> _Exercise instructions_: Write out the data again exactly, skipping every picture.

[Charts and diagrams as code]
======

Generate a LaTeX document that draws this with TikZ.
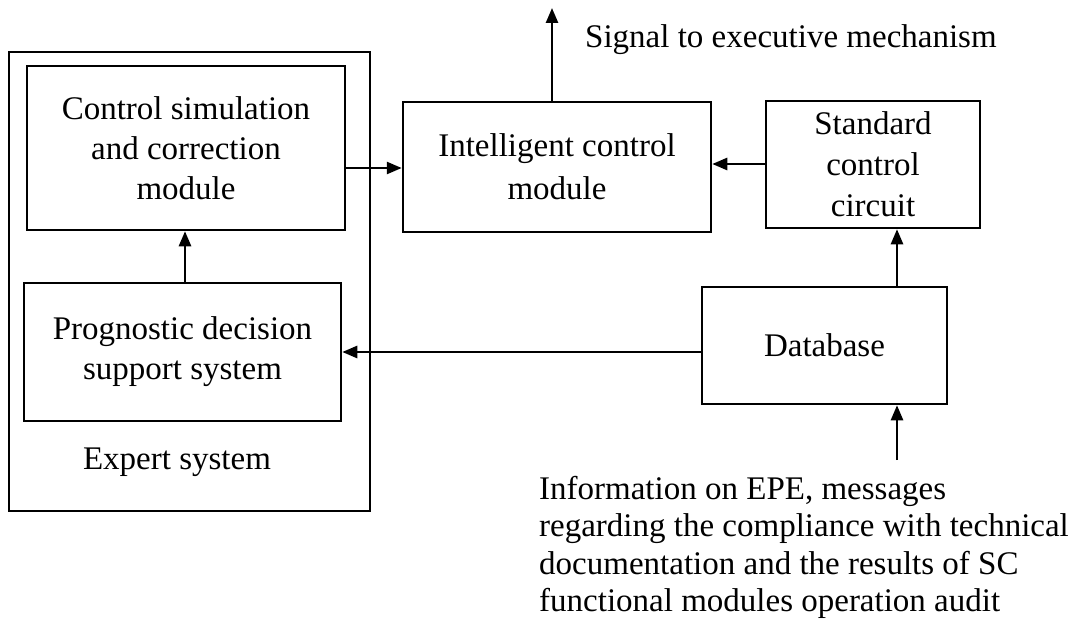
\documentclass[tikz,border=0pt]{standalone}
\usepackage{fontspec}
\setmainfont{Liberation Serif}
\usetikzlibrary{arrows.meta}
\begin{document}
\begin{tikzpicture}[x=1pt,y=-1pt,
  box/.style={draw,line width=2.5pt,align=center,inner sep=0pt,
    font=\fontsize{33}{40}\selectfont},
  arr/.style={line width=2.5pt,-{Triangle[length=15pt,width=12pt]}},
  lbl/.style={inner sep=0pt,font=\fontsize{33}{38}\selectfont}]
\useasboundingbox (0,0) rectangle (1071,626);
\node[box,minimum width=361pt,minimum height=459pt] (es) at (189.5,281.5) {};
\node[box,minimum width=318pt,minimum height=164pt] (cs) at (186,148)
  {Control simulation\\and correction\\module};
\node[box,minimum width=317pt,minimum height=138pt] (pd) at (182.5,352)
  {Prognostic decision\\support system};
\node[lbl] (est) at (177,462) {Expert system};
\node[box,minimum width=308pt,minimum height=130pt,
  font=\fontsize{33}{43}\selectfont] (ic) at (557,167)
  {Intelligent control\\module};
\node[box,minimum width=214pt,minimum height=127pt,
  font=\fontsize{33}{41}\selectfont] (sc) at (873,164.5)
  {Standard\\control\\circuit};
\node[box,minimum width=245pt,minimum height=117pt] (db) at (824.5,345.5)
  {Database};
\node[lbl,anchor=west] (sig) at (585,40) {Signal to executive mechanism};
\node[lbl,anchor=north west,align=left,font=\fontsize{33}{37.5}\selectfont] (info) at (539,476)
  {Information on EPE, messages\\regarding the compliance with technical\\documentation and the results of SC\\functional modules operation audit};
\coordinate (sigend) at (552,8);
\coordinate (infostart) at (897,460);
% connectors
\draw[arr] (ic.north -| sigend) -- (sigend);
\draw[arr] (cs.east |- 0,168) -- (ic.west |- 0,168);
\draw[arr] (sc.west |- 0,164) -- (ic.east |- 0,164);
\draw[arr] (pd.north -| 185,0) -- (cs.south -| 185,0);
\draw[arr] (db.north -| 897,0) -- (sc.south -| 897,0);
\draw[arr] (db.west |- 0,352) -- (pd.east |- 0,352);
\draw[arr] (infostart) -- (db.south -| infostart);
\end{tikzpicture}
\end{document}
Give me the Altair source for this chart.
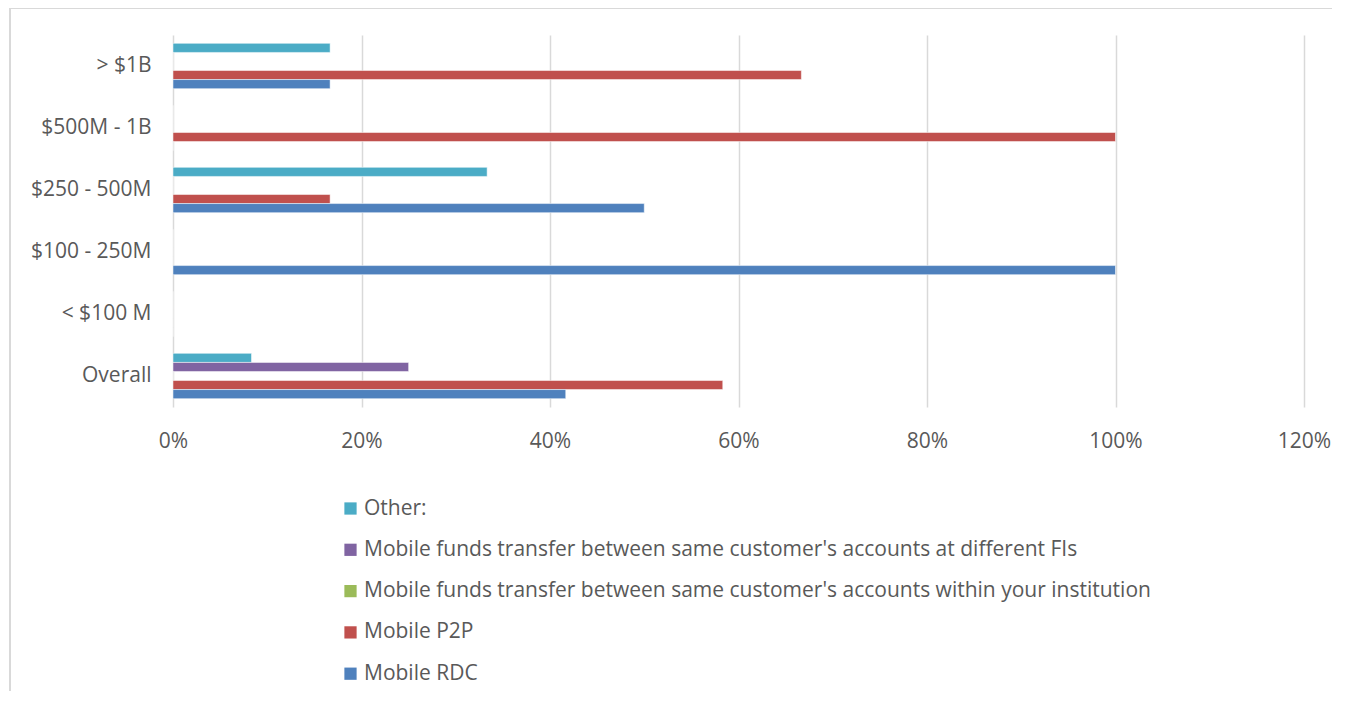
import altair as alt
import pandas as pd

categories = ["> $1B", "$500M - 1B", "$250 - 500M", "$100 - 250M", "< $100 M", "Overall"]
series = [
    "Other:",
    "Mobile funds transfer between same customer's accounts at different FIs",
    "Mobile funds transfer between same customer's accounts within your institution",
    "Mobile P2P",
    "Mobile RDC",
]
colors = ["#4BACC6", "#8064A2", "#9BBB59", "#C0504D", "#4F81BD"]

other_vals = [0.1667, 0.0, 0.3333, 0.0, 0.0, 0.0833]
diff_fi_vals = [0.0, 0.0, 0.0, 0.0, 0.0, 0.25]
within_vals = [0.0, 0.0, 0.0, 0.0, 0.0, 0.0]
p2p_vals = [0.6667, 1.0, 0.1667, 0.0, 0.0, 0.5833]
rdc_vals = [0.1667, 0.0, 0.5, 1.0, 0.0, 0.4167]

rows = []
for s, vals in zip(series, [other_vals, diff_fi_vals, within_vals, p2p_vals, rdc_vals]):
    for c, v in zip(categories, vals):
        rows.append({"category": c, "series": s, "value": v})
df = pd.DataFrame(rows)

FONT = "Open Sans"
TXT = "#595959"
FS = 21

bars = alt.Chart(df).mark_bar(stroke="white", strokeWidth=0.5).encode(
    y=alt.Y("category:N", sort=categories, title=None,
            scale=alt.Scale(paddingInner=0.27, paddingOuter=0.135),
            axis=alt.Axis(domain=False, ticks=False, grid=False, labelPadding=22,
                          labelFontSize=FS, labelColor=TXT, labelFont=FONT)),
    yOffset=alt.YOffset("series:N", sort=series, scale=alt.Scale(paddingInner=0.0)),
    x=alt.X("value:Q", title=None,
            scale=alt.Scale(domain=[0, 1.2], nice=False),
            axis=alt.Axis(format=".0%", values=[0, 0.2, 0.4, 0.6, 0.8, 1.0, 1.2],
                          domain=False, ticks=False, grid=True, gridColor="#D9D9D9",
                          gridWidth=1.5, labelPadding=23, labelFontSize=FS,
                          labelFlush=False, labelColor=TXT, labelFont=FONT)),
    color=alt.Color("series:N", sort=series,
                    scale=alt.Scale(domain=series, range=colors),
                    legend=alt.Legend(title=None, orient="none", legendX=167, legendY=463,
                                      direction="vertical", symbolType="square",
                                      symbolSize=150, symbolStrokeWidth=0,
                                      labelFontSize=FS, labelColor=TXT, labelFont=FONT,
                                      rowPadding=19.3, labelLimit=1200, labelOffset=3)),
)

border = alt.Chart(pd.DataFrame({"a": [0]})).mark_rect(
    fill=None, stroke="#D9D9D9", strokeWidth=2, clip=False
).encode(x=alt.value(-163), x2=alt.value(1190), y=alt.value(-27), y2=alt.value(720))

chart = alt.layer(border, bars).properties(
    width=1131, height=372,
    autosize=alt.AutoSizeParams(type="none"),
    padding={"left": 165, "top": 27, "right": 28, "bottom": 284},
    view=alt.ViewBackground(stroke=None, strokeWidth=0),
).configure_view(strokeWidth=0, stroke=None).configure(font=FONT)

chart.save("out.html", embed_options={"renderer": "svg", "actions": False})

======

> _Solution to this task_:
Generate a LaTeX document that draws this with TikZ.
\documentclass[tikz,border=0pt]{standalone}
\usepackage{fontspec}
\setmainfont{Liberation Serif}
\usetikzlibrary{arrows.meta}
\begin{document}
\begin{tikzpicture}[x=1pt,y=-1pt,
  box/.style={draw,line width=2.5pt,align=center,inner sep=0pt,
    font=\fontsize{33}{40}\selectfont},
  arr/.style={line width=2.5pt,-{Triangle[length=15pt,width=12pt]}},
  lbl/.style={inner sep=0pt,font=\fontsize{33}{38}\selectfont}]
\useasboundingbox (0,0) rectangle (1071,626);
\node[box,minimum width=361pt,minimum height=459pt] (es) at (189.5,281.5) {};
\node[box,minimum width=318pt,minimum height=164pt] (cs) at (186,148)
  {Control simulation\\and correction\\module};
\node[box,minimum width=317pt,minimum height=138pt] (pd) at (182.5,352)
  {Prognostic decision\\support system};
\node[lbl] (est) at (177,462) {Expert system};
\node[box,minimum width=308pt,minimum height=130pt,
  font=\fontsize{33}{43}\selectfont] (ic) at (557,167)
  {Intelligent control\\module};
\node[box,minimum width=214pt,minimum height=127pt,
  font=\fontsize{33}{41}\selectfont] (sc) at (873,164.5)
  {Standard\\control\\circuit};
\node[box,minimum width=245pt,minimum height=117pt] (db) at (824.5,345.5)
  {Database};
\node[lbl,anchor=west] (sig) at (585,40) {Signal to executive mechanism};
\node[lbl,anchor=north west,align=left,font=\fontsize{33}{37.5}\selectfont] (info) at (539,476)
  {Information on EPE, messages\\regarding the compliance with technical\\documentation and the results of SC\\functional modules operation audit};
\coordinate (sigend) at (552,8);
\coordinate (infostart) at (897,460);
% connectors
\draw[arr] (ic.north -| sigend) -- (sigend);
\draw[arr] (cs.east |- 0,168) -- (ic.west |- 0,168);
\draw[arr] (sc.west |- 0,164) -- (ic.east |- 0,164);
\draw[arr] (pd.north -| 185,0) -- (cs.south -| 185,0);
\draw[arr] (db.north -| 897,0) -- (sc.south -| 897,0);
\draw[arr] (db.west |- 0,352) -- (pd.east |- 0,352);
\draw[arr] (infostart) -- (db.south -| infostart);
\end{tikzpicture}
\end{document}
Give me the Altair source for this chart.
import altair as alt
import pandas as pd

categories = ["> $1B", "$500M - 1B", "$250 - 500M", "$100 - 250M", "< $100 M", "Overall"]
series = [
    "Other:",
    "Mobile funds transfer between same customer's accounts at different FIs",
    "Mobile funds transfer between same customer's accounts within your institution",
    "Mobile P2P",
    "Mobile RDC",
]
colors = ["#4BACC6", "#8064A2", "#9BBB59", "#C0504D", "#4F81BD"]

other_vals = [0.1667, 0.0, 0.3333, 0.0, 0.0, 0.0833]
diff_fi_vals = [0.0, 0.0, 0.0, 0.0, 0.0, 0.25]
within_vals = [0.0, 0.0, 0.0, 0.0, 0.0, 0.0]
p2p_vals = [0.6667, 1.0, 0.1667, 0.0, 0.0, 0.5833]
rdc_vals = [0.1667, 0.0, 0.5, 1.0, 0.0, 0.4167]

rows = []
for s, vals in zip(series, [other_vals, diff_fi_vals, within_vals, p2p_vals, rdc_vals]):
    for c, v in zip(categories, vals):
        rows.append({"category": c, "series": s, "value": v})
df = pd.DataFrame(rows)

FONT = "Open Sans"
TXT = "#595959"
FS = 21

bars = alt.Chart(df).mark_bar(stroke="white", strokeWidth=0.5).encode(
    y=alt.Y("category:N", sort=categories, title=None,
            scale=alt.Scale(paddingInner=0.27, paddingOuter=0.135),
            axis=alt.Axis(domain=False, ticks=False, grid=False, labelPadding=22,
                          labelFontSize=FS, labelColor=TXT, labelFont=FONT)),
    yOffset=alt.YOffset("series:N", sort=series, scale=alt.Scale(paddingInner=0.0)),
    x=alt.X("value:Q", title=None,
            scale=alt.Scale(domain=[0, 1.2], nice=False),
            axis=alt.Axis(format=".0%", values=[0, 0.2, 0.4, 0.6, 0.8, 1.0, 1.2],
                          domain=False, ticks=False, grid=True, gridColor="#D9D9D9",
                          gridWidth=1.5, labelPadding=23, labelFontSize=FS,
                          labelFlush=False, labelColor=TXT, labelFont=FONT)),
    color=alt.Color("series:N", sort=series,
                    scale=alt.Scale(domain=series, range=colors),
                    legend=alt.Legend(title=None, orient="none", legendX=167, legendY=463,
                                      direction="vertical", symbolType="square",
                                      symbolSize=150, symbolStrokeWidth=0,
                                      labelFontSize=FS, labelColor=TXT, labelFont=FONT,
                                      rowPadding=19.3, labelLimit=1200, labelOffset=3)),
)

border = alt.Chart(pd.DataFrame({"a": [0]})).mark_rect(
    fill=None, stroke="#D9D9D9", strokeWidth=2, clip=False
).encode(x=alt.value(-163), x2=alt.value(1190), y=alt.value(-27), y2=alt.value(720))

chart = alt.layer(border, bars).properties(
    width=1131, height=372,
    autosize=alt.AutoSizeParams(type="none"),
    padding={"left": 165, "top": 27, "right": 28, "bottom": 284},
    view=alt.ViewBackground(stroke=None, strokeWidth=0),
).configure_view(strokeWidth=0, stroke=None).configure(font=FONT)

chart.save("out.html", embed_options={"renderer": "svg", "actions": False})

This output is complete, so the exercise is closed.